Strange Loop

2009 - 2023

/

St. Louis, MO

Expressing complex data aggregations with Histogrammar

Since the 1970's, data analysis in high energy physics has revolved around the histogram: an array of integers approximating a distribution. Fortran codes drawing ASCII-art plots bear a strong resemblance to the analysis scripts that discovered the Higgs boson: imperative for-loops filling histogram objects.

If this sounds cumbersome, it is. Explicit for-loops must be manually edited to add concurrency. However, the histogram concept itself is powerful: many data visualizations can be constructed by cleverly filling suites of related histograms, adding them, subtracting them, and dividing them bin by bin.

Today, high-energy physics analysis is colliding with tools from the Big Data community. In my work with physicists adopting Apache Spark, I've found that histograms can benefit from a functional style, accepting fill rules as lambda functions, and they can be subdivided into more fundamental units.

In fact, all the tricks for building complex data visualizations with histograms can be formalized as a grammar of "aggregator monoids." These aggregators are associative for easy concurrency and simple enough to implement in many languages.

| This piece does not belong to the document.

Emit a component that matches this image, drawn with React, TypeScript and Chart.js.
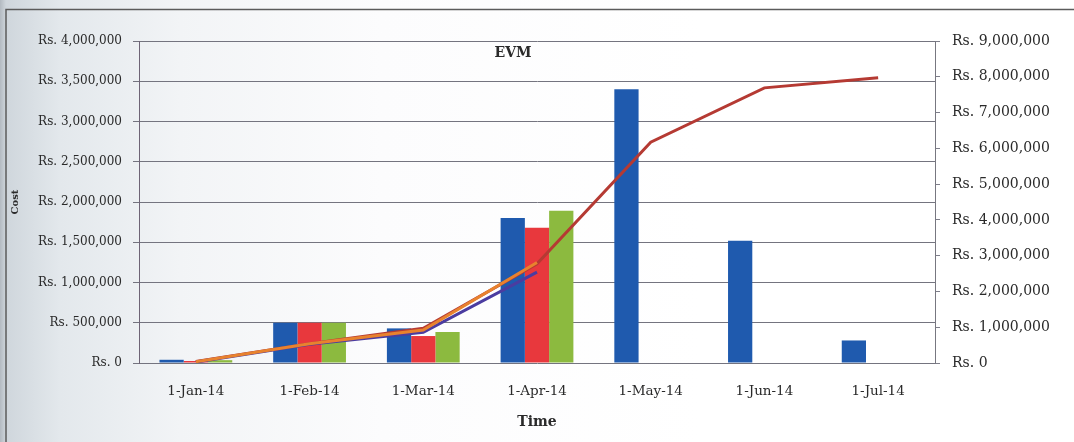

In this talk, I'll show you how to use Histogrammar, a lightweight, cross-language suite of histogramming primitives. Examples will include cluster-wide histogramming in Spark and tapping intermediate values in a GPU computation. It is my belief that the Big Data community can learn as much from physicists as physicists are from Big Data.

Jim Pivarski

Jim Pivarski

Jim was trained as a physicist with a Ph.D. from Cornell and has done a lot of physics analyses himself. He helped to commission the CMS experiment at the Large Hadron Collider before joining Open Data Group, a Big Data analytics consultancy. There, he developed the Portable Format for Analytics (PFA) and has since returned to high energy physics as part of DIANA-HEP, a project to introduce machine learning and Big Data techniques to high energy physicists.